◆ **Directions for this task**
Retype word for word the first line of the listing and each line after it up to the line with "from bokeh.resources import INLINE", with the pictures taken out.

--- begin ---

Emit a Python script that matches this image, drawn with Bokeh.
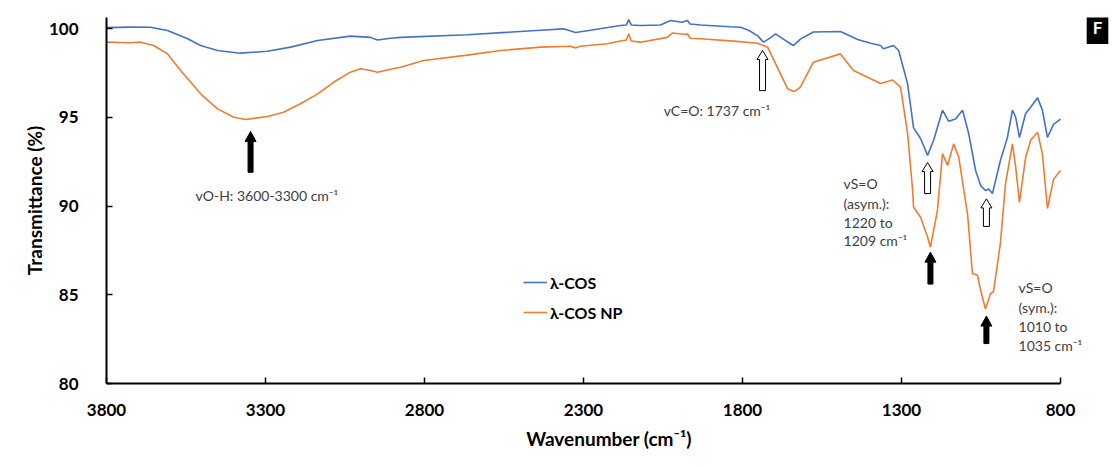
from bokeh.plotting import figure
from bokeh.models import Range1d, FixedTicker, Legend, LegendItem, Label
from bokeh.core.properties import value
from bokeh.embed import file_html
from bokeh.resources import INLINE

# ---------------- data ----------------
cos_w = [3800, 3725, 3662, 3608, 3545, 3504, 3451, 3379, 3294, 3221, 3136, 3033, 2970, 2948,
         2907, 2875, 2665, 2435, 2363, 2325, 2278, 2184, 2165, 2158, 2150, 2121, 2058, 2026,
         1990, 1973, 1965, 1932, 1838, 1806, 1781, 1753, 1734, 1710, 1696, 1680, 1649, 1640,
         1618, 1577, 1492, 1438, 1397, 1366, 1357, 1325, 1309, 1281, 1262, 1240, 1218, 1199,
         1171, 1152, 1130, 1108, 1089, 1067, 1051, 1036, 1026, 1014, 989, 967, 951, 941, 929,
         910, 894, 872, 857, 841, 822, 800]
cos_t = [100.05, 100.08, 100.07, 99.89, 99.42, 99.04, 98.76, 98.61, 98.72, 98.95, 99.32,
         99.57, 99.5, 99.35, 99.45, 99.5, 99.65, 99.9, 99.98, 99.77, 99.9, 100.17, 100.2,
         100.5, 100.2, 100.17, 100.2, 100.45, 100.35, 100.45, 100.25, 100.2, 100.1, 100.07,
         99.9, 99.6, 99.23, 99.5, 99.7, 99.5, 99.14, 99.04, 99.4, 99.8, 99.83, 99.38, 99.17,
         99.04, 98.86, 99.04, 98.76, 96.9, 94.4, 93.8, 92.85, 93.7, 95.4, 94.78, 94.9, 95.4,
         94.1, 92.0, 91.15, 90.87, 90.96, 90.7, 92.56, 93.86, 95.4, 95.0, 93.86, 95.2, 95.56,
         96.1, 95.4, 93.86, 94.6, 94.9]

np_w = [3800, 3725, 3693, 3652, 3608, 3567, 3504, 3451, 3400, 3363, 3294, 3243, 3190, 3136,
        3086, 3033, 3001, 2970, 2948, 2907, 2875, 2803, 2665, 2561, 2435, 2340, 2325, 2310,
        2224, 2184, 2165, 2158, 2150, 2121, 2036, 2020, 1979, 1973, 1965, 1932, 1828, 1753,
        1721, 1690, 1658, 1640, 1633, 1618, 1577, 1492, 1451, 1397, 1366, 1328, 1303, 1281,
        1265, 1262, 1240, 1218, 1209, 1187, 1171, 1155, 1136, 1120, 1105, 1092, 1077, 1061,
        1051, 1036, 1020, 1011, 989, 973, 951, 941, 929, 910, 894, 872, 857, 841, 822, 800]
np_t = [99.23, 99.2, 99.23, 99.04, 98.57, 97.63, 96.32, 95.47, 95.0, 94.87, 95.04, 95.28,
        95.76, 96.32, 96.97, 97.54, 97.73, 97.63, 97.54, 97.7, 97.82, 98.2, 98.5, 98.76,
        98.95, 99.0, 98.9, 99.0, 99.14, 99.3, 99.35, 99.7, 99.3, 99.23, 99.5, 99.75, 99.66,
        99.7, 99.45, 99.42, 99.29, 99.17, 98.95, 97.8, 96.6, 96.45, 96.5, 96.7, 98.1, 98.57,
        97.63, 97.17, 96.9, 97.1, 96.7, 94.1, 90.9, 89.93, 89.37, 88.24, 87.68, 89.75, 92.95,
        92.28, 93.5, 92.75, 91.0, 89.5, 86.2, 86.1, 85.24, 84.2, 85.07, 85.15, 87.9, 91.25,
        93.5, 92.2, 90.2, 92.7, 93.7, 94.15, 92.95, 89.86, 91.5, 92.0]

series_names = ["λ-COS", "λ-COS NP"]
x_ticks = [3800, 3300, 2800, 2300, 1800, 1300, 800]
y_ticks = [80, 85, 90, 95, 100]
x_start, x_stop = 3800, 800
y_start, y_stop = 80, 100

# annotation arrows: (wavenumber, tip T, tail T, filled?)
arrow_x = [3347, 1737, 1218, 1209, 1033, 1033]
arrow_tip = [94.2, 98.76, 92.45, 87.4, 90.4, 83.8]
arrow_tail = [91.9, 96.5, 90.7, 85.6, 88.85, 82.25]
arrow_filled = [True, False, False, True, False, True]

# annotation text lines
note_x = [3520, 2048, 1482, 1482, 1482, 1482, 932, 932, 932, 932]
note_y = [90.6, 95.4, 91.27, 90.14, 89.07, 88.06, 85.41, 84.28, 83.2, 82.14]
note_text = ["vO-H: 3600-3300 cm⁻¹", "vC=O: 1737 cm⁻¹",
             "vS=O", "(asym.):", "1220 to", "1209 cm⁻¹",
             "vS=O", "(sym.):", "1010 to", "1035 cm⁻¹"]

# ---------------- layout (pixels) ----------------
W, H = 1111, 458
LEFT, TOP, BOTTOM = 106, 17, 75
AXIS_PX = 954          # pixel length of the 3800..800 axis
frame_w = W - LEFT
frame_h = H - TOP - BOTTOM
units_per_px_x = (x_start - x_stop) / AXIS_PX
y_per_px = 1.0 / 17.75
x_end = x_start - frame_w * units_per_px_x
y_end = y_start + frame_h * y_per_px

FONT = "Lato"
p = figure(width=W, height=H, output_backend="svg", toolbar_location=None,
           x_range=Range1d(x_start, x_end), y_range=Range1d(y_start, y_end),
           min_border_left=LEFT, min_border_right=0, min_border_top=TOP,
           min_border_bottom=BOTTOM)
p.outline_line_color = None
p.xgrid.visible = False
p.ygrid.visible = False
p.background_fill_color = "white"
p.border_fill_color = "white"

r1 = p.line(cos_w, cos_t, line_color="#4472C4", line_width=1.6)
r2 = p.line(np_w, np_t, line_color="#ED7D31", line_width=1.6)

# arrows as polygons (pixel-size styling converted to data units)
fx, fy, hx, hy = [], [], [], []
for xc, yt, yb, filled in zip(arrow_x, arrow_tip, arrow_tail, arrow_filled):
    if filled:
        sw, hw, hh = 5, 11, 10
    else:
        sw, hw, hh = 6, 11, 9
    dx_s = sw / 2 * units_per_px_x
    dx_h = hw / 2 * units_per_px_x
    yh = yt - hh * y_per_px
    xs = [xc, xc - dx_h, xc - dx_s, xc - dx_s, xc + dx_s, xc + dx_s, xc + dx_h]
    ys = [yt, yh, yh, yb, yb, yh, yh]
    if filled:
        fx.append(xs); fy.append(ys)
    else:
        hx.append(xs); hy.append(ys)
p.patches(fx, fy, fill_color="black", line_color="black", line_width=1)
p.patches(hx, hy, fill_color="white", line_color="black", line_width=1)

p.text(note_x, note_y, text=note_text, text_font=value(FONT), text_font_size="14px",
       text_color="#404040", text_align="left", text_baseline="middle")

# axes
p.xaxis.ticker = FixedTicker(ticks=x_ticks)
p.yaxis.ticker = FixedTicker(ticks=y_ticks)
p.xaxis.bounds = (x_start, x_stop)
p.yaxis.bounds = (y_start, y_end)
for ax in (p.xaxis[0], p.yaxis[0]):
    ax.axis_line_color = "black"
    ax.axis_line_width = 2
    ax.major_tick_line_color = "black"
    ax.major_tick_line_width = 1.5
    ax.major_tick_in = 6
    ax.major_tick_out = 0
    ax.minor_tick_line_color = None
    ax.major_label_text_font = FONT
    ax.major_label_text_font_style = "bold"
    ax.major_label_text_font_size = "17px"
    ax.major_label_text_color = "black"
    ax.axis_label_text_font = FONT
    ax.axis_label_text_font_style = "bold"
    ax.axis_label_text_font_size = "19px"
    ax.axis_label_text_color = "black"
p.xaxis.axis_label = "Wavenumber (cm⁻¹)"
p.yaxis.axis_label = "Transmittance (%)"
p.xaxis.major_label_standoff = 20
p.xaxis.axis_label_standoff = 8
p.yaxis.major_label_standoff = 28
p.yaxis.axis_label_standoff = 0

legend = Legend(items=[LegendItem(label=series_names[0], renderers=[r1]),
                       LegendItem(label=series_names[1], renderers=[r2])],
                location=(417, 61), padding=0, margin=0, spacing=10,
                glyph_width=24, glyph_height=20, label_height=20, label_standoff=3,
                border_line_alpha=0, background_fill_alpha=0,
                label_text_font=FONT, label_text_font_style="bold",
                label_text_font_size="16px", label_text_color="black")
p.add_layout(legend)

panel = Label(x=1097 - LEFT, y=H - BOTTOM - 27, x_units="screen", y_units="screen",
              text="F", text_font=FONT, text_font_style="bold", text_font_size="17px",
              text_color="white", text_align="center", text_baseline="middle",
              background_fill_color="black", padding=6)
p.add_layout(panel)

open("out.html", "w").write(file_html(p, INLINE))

--- end ---

◆ **Task answer**
Emit a Python script that matches this image, drawn with Bokeh.
from bokeh.plotting import figure
from bokeh.models import Range1d, FixedTicker, Legend, LegendItem, Label
from bokeh.core.properties import value
from bokeh.embed import file_html
from bokeh.resources import INLINE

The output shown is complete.